Aqui em Salvador, mais ou menos dois mil quilômetros distantes do Mato Grosso do Sul, morada do poeta por toda a vida, me avizinhei de Manoel sempre que li seus versos. O pequeno Bernardo e suas peraltagens, o diálogo das aves com as pedras, das rãs com rios, das formigas com as árvores, fundiram minha infância nas fazendas e sítios do interior da Bahia com as incursões poéticas de seus tempos de criança em Corumbá, cidade situada no pantanal matogrossense. Mas, com isto não quero aqui contribuir para reforçar o rótulo de “Poeta do Pantanal”, que já o vi recusar alegando que a poesia mexe com palavras e não com paisagens.

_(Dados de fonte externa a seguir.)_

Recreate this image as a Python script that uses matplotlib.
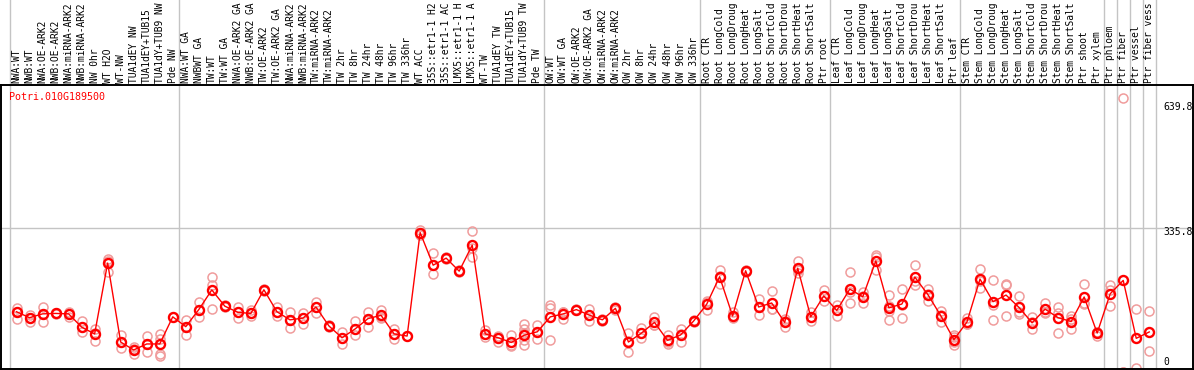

Mais do que a chance de visitar e viajar pelo Pantanal, guiado por suas metáforas e pelos seus versos, Manoel me fez ver o mundo dentro de uma flor. Só com ele eu fui realmente capaz de perceber a grandeza de um besouro. O quanto eu e uma pedra temos em comum. Ou que pode chover na palavra onde eu estou e que “sobre o nada eu tenho profundidades”. Ele me ensinou ainda que “poesia não é para compreender, mas para incorporar. Entender é parede: procure ser árvore”.

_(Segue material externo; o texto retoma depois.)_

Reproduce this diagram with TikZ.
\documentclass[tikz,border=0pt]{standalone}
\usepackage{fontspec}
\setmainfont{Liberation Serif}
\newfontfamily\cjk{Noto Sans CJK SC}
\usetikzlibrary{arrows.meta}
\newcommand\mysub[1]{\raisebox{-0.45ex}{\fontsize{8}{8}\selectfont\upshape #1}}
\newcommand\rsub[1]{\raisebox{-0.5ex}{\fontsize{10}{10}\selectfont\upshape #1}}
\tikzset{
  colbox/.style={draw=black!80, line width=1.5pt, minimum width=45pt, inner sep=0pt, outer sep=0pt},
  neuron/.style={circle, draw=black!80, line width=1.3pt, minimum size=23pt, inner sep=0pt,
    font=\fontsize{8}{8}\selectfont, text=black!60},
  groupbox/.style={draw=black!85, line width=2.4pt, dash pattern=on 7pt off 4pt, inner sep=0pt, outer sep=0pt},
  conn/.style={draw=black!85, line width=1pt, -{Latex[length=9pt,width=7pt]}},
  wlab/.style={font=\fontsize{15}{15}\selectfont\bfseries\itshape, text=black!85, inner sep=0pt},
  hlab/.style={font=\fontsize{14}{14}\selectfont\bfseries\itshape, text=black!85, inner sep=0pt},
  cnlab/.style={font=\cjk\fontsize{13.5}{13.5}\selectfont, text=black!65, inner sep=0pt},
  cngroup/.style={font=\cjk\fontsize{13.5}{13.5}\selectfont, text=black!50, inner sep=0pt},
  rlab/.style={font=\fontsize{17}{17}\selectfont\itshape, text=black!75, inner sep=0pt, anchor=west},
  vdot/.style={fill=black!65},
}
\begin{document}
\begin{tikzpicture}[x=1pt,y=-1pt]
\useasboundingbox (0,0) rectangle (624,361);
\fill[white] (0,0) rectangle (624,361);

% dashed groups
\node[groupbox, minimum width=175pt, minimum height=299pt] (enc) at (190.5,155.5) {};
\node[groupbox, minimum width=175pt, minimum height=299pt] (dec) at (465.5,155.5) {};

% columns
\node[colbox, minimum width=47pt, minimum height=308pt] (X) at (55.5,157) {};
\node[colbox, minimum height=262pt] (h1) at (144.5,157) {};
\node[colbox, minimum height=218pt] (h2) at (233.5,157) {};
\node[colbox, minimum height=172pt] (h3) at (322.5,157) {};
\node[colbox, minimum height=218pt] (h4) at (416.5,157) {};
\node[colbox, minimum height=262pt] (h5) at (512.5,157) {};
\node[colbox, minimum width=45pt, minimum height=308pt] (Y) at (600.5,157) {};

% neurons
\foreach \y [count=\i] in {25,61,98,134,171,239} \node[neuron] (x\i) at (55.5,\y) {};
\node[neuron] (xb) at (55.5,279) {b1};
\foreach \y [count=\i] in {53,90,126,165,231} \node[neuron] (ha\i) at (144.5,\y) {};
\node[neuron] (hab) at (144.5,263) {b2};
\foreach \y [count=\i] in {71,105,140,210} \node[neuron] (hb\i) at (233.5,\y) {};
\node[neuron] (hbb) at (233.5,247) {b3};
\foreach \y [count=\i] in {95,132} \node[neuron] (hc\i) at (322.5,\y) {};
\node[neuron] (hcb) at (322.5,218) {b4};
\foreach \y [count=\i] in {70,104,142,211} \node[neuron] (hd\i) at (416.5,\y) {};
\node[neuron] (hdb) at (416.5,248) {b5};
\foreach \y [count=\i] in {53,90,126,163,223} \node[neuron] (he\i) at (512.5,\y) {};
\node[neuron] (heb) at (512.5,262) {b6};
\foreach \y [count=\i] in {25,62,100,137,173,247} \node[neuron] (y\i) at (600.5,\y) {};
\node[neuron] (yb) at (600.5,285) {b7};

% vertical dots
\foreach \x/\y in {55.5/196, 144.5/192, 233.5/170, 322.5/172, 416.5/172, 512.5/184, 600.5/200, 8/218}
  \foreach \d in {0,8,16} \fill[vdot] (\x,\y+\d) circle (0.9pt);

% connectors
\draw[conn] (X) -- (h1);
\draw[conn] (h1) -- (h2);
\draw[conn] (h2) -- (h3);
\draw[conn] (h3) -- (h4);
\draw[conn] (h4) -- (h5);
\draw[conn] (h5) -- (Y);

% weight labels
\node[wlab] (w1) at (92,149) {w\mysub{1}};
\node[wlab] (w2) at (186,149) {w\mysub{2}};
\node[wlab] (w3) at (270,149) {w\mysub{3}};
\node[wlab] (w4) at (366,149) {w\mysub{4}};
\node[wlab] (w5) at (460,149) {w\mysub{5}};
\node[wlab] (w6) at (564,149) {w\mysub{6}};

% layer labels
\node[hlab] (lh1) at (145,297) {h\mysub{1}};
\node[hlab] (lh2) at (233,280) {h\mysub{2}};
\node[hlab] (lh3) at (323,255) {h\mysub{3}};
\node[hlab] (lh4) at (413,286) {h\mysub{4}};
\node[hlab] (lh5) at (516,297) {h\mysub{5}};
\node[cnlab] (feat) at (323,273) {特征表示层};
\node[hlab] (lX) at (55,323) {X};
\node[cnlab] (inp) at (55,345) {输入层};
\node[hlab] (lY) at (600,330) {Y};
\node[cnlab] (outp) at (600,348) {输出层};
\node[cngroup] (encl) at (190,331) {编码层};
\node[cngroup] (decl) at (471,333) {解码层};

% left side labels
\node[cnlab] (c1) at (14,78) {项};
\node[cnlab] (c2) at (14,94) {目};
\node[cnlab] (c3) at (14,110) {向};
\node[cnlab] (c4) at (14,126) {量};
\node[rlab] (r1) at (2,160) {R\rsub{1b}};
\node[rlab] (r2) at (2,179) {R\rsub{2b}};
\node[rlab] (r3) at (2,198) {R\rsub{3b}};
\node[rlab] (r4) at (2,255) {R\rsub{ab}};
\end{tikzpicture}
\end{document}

O que dizer de um homem que cria o verso “sapo é um pedaço de chão que pula”? Que é capaz de conciliar genialidade e simplicidade já nos títulos de suas obras? Como não se encantar ao encarar a capa de um livro que traga escrito “Arranjos Para Assobio” (1980), “O Guardador de Águas” (1989), “Livro Sobre Nada” (1996), “Retrato do Artista Quando Coisa” (1998) ou “Exercícios de Ser Criança” (2000)? Manoel de Barros lançou diversos livros, ganhou prêmios e honrarias, entre eles dois Jabutis. Mas isso pouco importa. Para ele o que vale mesmo é o jabuti virar pedra ou virar porta.

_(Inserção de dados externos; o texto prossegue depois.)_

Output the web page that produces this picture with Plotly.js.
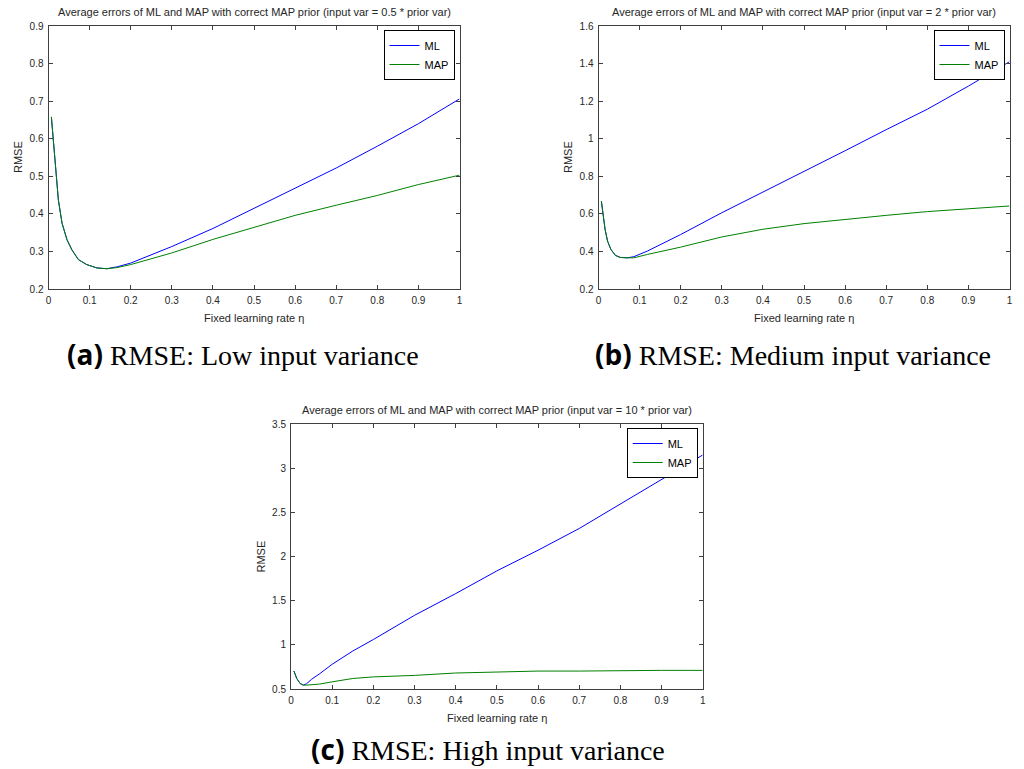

Declaro aqui, portanto, minha tristeza por saber que não terei mais a chance de ir ao Mato Grosso do Sul bater na sua porta e jogar conversa fora. Alimentei este sonho por muito tempo. Ao ler esta manhã sobre a sua partida, eu me lembrei de uma linda passagem do documentário “Só Dez Por Cento É Mentira” (2008), de Pedro Cezar, quando Manoel diz que “pra não morrer, tem que amarrar o tempo no poste. Eis a ciência da poesia: amarrar o tempo no poste”. Pois, é chegada a hora de desatar o nó do tempo e esticar os horizontes em outro lugar. Aqui me despeço do “menino que carregava água na peneira”. Adeus, Manoel. Os meus olhos jamais se encontrarão com os seus. Mas as suas metáforas nunca me deixarão.

*Esse texto virou passarinho em novembro de 2014.